KSLIA is working towards the establishment of a training program and a certification process for its membership. [KSLIA] envisions its role in a three-pronged approach - the three C's - Certification of members, Continuing education for the practising interpreters and Conflict resolution through enforcement of the Code of Ethics.

Global Deaf Connection, Deaf Aid, and KSLIA have jointly organized a series of trainings aimed at developing a process to provide training, certification and continued professional development for Kenyan interpreters.

==Dictionaries and Education==
A Kenyan Sign Language dictionary was published in 1991. KSLRP working with Peace Corp Volunteers have recently developed an interactive digital dictionary ([KSL Interactive])

A new online dictionary and mobile application has been published at www.ksldictionary.com since the year 2015 by Kenneth Smith Gathuru. ([KSL Dictionary]

KSL is not generally used in the classrooms of Kenya's 35 residential boarding schools for deaf students, despite it being their main language, and reportedly literacy in English and Swahili is very low among the deaf community. Since the first deaf schools were established in the 1960s, the teaching staff rarely (if ever) included a deaf person, until a government program in the 1990s (spearheaded by the Kenya National Association of the Deaf) saw two deaf individuals trained and employed as teachers. However, the program is now continued by Global Deaf Connection chaired by Nickson Kakiri. It is based at Machakos Teachers College.

==Sign language organizations==
The Kenya National Association of the Deaf (KNAD) is a national non-governmental organisation formed and managed by Deaf people.
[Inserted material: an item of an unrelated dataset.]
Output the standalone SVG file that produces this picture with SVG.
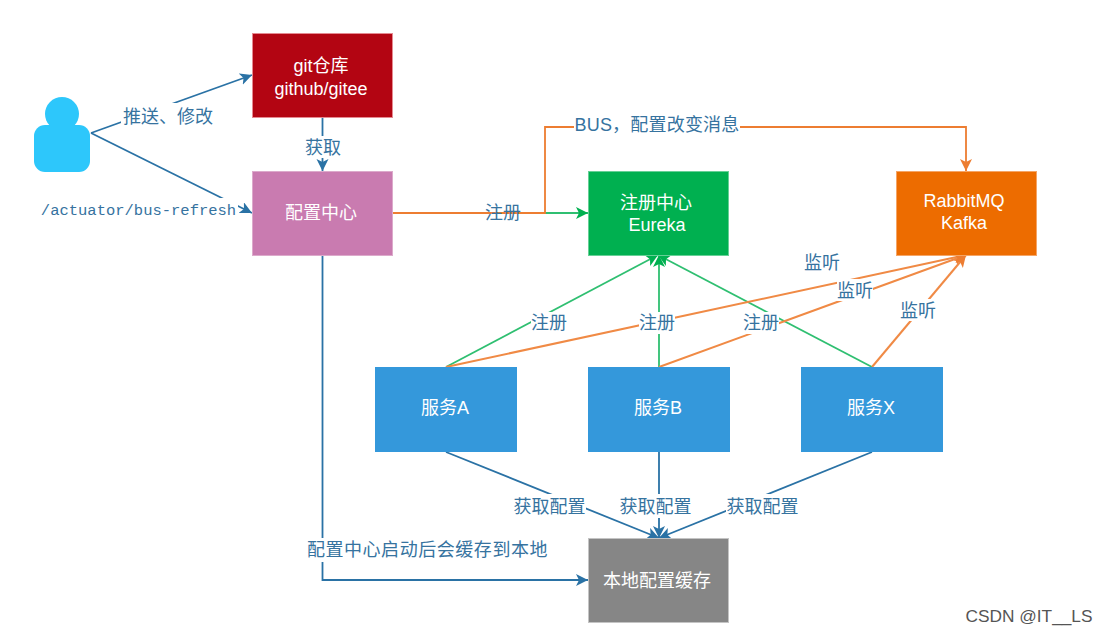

It was established in 1986 and registered in 1987 under the Societies Act; KNAD is also an ordinary member of the World Federation of the Deaf.

The Kenyan Sign Language Interpreters Association (KSLIA) is a national, non governmental, Society formed and managed by Kenyan Interpreters to promote the development of the Interpreting profession in Kenya and to provide quality Interpretation services for Deaf Kenyans. It was established in September 2000. KSLIA is working on becoming a member of WASLI World Association of Sign Language Interpreters.

Jehovah's Witnesses are a religious organization who have produced music, videos and articles in Kenya Sign Language, as well as a current total of 106 different Sign Languages. The organization has partially translated the Bible in Kenya Sign Language, and a total of 97 different Sign Language Bible translations either in whole or part. Jehovah's Witnesses hold weekly Kenya Sign Language meetings in Mombasa, Nairobi, Nakuru, Eldoret and Kisumu; the meetings are free to enter and deaf can also choose to have a free Bible study program in Kenya Sign Language.

==Sign Bilingual Schools==
Humble Hearts School in Nairobi, Kisii School for the Deaf and Kenya Christian School for the Deaf at Oyugis use KSL as the language of instruction. Humble Hearts School is Kenya's first sign bilingual school where KSL and English are taught on an equal par. Kedowa School for the Deaf in Kericho District also uses KSL for instruction, and is unique among Deaf schools in Kenya in that more than half of the teachers at the school are Deaf themselves.